No doubt, this is a strange situation that has developed. For further instruction, let’s look to California’s San Joaquin Valley…
The World’s Richest Agricultural Valley
Dropping down the backside of the grapevine from the Tejon Pass, along Interstate 5 between Los Angeles and San Francisco, one is greeted by an endless sea of agricultural fields. However, the farms of California’s San Joaquin Valley are not the 160-acre family homestead farms rooted in the 19th century settlement of the Midwest. Nor are they in the yeoman farmer tradition envisioned by Thomas Jefferson. They are large-scale, highly productive, corporate farms.
While these massive agricultural operations are quite a sight, what’s more incredible is that they even exist at all. Given the natural resources of the area, the possibility for anything – aside from cactus and scrub – to grow here is a miracle.
“The southern part of the valley was a barren desert waste with scattered saltbush when first viewed by Don Pedro Fages in 1772 coming from the south over Tejon Pass,” wrote University of California Berkeley Professor Emeritus, James Parson. “Less than five inches of rain annually falls in southwestern Kern County, maybe ten inches at Fresno. Pan evaporation in a summer month on the west side pushes 20 inches.”
Nonetheless, a barren desert wasteland and parched conditions didn’t stand in the way of what was to come. For with a little imagination, several mega water diversion projects, subsidized water, and cheap migrant field workers, mankind was able to create what “has been called ‘The world’s richest agricultural valley,’ a technological miracle of productivity.”
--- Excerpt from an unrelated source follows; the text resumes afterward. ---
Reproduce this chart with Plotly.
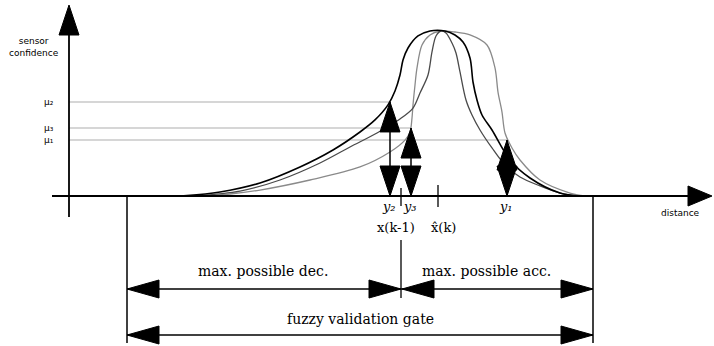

Regrettably, endlessly dumping chemical fertilizers, pesticides and herbicides, and imported water on sandy soil underlain by indurated hardpan is not without consequences. What has stimulated the productive miracle of the San Joaquin Valley over the last century is the same blend of factors that has propped up American financial markets, and government debt, over this same period. Namely, cheap credit and excess liquidity.
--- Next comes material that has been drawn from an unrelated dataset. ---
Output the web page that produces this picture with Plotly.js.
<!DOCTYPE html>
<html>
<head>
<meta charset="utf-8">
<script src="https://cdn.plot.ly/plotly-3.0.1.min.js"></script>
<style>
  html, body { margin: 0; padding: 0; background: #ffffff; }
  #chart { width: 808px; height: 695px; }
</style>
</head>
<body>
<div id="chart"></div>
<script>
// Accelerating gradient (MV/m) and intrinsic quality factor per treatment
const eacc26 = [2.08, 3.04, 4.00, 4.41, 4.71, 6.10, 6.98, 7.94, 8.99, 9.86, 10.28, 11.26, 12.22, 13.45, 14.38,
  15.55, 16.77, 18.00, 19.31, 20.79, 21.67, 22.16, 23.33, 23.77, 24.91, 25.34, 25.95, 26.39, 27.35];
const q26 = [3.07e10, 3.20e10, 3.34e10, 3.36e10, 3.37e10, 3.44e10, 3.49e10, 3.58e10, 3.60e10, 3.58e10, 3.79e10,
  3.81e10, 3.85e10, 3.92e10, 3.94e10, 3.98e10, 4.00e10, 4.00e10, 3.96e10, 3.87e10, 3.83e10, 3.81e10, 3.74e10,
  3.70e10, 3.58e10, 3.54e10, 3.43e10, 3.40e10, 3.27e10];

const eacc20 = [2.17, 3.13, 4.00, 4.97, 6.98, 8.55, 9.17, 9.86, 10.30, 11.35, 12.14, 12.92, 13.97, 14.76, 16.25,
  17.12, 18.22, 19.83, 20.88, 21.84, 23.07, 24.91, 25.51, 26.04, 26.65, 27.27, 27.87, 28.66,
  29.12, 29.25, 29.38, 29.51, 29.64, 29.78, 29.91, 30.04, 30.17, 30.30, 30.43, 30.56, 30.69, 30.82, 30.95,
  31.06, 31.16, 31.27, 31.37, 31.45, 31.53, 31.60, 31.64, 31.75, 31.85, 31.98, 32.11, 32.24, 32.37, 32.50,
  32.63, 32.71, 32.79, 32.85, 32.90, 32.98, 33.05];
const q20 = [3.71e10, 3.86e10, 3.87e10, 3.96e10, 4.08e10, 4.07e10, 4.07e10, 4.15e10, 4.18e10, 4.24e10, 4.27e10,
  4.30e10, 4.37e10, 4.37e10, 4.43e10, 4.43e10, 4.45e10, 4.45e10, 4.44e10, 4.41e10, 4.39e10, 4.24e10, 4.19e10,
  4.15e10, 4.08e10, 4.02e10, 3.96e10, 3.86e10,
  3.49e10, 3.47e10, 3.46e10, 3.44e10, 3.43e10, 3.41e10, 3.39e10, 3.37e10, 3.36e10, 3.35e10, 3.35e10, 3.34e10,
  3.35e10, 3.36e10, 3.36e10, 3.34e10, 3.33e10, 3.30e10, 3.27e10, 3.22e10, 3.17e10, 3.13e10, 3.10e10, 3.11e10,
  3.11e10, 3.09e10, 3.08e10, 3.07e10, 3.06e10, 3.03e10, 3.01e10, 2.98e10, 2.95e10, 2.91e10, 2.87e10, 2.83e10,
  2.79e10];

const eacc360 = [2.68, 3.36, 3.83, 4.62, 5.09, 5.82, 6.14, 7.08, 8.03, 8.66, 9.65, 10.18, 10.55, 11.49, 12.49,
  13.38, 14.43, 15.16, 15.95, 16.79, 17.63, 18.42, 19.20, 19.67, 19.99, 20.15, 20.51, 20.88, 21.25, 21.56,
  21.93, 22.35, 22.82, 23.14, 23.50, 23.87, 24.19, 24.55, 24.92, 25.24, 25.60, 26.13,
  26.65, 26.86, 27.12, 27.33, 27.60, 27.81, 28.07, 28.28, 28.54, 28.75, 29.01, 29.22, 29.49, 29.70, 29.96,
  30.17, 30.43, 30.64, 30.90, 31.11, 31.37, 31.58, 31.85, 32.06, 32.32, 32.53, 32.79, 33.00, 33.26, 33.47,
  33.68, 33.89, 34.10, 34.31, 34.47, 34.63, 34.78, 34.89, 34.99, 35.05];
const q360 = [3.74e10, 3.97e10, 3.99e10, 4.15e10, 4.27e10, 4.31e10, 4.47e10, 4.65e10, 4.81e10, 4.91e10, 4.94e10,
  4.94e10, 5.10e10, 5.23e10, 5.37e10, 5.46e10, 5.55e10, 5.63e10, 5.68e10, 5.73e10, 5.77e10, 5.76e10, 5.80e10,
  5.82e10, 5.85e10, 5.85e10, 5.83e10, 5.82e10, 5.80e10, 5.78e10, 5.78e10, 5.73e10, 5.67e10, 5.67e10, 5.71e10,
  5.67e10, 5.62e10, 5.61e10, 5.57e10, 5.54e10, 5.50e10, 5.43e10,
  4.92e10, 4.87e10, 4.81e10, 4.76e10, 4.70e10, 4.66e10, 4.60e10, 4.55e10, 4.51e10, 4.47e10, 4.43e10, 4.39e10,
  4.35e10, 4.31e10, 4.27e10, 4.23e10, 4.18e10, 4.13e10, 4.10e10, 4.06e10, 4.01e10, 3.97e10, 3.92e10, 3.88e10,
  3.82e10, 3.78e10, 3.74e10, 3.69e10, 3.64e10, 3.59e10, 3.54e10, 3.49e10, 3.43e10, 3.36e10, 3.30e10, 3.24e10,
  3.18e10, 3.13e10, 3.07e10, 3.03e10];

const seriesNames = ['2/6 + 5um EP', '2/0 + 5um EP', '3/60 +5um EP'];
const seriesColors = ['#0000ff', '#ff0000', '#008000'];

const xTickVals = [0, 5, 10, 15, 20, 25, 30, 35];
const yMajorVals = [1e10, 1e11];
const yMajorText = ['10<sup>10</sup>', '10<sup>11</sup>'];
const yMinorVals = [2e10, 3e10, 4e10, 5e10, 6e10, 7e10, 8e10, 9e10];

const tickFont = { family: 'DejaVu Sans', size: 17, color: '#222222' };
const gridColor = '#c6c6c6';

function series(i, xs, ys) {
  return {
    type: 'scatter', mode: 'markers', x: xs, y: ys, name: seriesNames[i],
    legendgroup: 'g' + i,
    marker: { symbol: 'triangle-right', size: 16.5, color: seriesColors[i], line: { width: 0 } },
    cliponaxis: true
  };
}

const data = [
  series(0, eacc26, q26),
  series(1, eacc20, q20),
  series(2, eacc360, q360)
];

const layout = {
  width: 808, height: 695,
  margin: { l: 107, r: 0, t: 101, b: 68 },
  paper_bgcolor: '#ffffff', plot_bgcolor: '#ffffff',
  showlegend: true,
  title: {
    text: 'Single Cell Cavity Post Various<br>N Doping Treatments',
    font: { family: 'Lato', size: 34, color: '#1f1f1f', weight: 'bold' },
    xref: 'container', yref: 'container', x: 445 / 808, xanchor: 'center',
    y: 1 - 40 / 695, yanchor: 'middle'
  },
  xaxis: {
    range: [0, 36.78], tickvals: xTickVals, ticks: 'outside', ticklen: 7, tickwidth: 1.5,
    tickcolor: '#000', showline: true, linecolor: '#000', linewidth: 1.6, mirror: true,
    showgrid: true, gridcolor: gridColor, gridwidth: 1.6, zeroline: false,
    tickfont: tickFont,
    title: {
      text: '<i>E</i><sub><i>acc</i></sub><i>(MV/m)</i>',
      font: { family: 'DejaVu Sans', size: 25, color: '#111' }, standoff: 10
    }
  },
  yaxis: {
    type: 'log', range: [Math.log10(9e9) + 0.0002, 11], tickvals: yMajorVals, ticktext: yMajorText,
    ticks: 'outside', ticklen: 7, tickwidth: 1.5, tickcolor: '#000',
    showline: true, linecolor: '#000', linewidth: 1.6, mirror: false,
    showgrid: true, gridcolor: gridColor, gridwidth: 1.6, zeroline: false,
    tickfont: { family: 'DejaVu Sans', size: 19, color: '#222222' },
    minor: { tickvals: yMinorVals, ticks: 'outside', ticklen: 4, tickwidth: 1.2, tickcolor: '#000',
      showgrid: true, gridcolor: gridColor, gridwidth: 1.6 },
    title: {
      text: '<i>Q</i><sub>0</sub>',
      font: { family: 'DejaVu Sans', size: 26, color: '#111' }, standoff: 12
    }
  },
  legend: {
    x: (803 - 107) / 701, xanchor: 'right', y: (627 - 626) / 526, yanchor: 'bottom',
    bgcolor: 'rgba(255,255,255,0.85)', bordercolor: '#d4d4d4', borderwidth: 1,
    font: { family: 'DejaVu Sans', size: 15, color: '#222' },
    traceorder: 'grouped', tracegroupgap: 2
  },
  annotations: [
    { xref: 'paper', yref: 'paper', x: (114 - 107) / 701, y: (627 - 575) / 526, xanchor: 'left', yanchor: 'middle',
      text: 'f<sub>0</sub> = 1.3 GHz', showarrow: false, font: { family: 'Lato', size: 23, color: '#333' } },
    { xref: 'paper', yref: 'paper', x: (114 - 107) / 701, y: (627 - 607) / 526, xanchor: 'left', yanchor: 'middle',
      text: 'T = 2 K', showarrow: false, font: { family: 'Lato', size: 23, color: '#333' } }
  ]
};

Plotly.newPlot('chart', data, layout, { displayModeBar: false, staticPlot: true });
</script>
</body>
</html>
Salting the Economy to Death
For example, in the San Joaquin Valley, vast irrigation networks convey water thousands of miles to make the desert bloom. But as surface water is conveyed along the open California aqueduct it collects mineral deposits and becomes saltier. Then, as it’s applied for irrigation, the residual salts collect in the soil.
After decades of this, the salt in the soil has built up so that it strangles the roots of the plants. To combat this, over-watering is required because the irrigation water – while salty – is fresher than the salt encrusted soil. By applying excess irrigation water, the soils around the plants are temporarily freshened up so that crops can grow.
Yet, at the same time, this over-watering accelerates the mass quantity of salt being applied to the soil. In this grand paradox, the relative freshness of the excess water that’s keeping the farmland alive is the source of the salt that’s killing it.
So, too, goes the U.S. economy. After seven years of rapidly expanding their balance sheet and pumping cheap credit and excess liquidity into financial markets the Federal Reserve has produced a similar paradox.
They must keep expanding the money base to keep the economy afloat…but in doing so they’re ultimately killing it. This, in short, is why it doesn’t matter if the Fed raises the federal funds rate next month or not. The present system is doomed either way. The crafty bankers are finally figuring this out.